Brent oil futures, which have climbed more than $10 this year largely due to the increasing geopolitical risk premium, jumped $3.22 a barrel, or 3.2 percent, to settle at $105.74 a barrel. They jumped another $2 to trade as high as $108 in after-hours dealing, the highest since September 4, 2008.
The March U.S. crude oil contract, which expires on Tuesday, surged $5.22 a barrel to trade at $91.42 a barrel in late-afternoon activity -- the highest in two weeks.
Overall trading volume was less than one-third the 30-day average due to the U.S. Presidents Day holiday, and the U.S. market won’t issue an official settlement until Tuesday.

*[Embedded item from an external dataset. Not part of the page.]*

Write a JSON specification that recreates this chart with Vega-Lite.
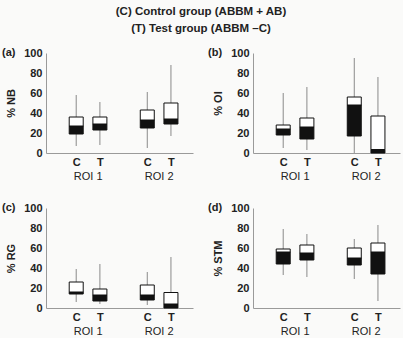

The more-active April contract jumped as much as $5.75 to a high of $95.47 a barrel, at one point narrowing the Brent/WTI contract by nearly $3 to $10 a barrel as traders covered short positions built up as the spread ballooned from about $3 in January to a low of $16 last week.
Brent’s after-hours rally forced the spread back out to $12.40 a barrel.
In Libya, scores were killed in anti-government protests as one of the region’s bloodiest revolts hit Tripoli for the first time, while army units defected to the opposition and Gaddafi’s son vowed to fight to the last man standing.
On Sunday, Shaikh Faraj al Zuway, the leader of the Al-Zuwayya tribe in eastern Libya, told Al Jazeera: “We will stop oil exports to Western countries within 24 hours” should the violence not stop.
Ninety percent of Libyan oil exports come from the eastern region of Cyrenaica, epicenter of the revolt, and unrest there could pose a graver threat to oil supplies than in other nations if separatists target infrastructure and look for a bigger slice of revenues, analysts say.
“Libya is a significant producer and exporter of good quality crude oil, and threats by the tribal leader to stop production are worrisome,” said Christophe Barret, an oil analyst at Credit Agricole Corporate and Investment Bank.
Wintershall, the oil and gas exploration arm of BASF AG BASF.DE, said on Monday it was winding down Libyan oil production of as much as 100,000 barrels per day (bpd), about 6 percent of output in Africa’s No. 3 producer.
Other companies, including Royal Dutch Shell Plc (RDSa.L), ENI (ENI.MI) and OMV (OMVV.VI) said production was proceeding normally, but they were withdrawing expatriate staff. The United States has ordered all nonemergency personnel to leave Libya.
A wave of popular unrest in North Africa and the Middle East has already toppled long-time leaders in Tunisia and Egypt, and traders are watching events carefully in other members of the Organization of the Petroleum Exporting Countries (OPEC) for signs of escalating tension.
While protests continued in Bahrain and Yemen, the greater fear was that discontent among majority Shi‘ites in Bahrain who are protesting against the Sunni government might spread to Saudi Arabia’s own Shi‘ite minority -- who mostly live in the eastern province, the source of the kingdom’s oil wealth.
“The biggest concern is current contagion spreading to Saudi Arabia,” said Michael Hewson, a market analyst at CMC Markets, adding that “markets hate uncertainty and will act first, think later.”
The turmoil is complicating OPEC’s effort to maintain a stable oil price, with ministers gathering for a producer-consumer conference in Riyadh seeking to keep the focus on fundamentals rather than geopolitical risk.
“We’re much more focused on how the market balance is -- is it sufficiently supplied? And the answer is ‘yes, abundantly.’ Therefore, does the situation warrant any kind of intervention? I don’t think so,” said Deputy Saudi Oil Minister Prince Abdulaziz bin Salman Al-Saud.
He also reiterated the long-held Saudi view that $70 to $80 was the fair price for oil.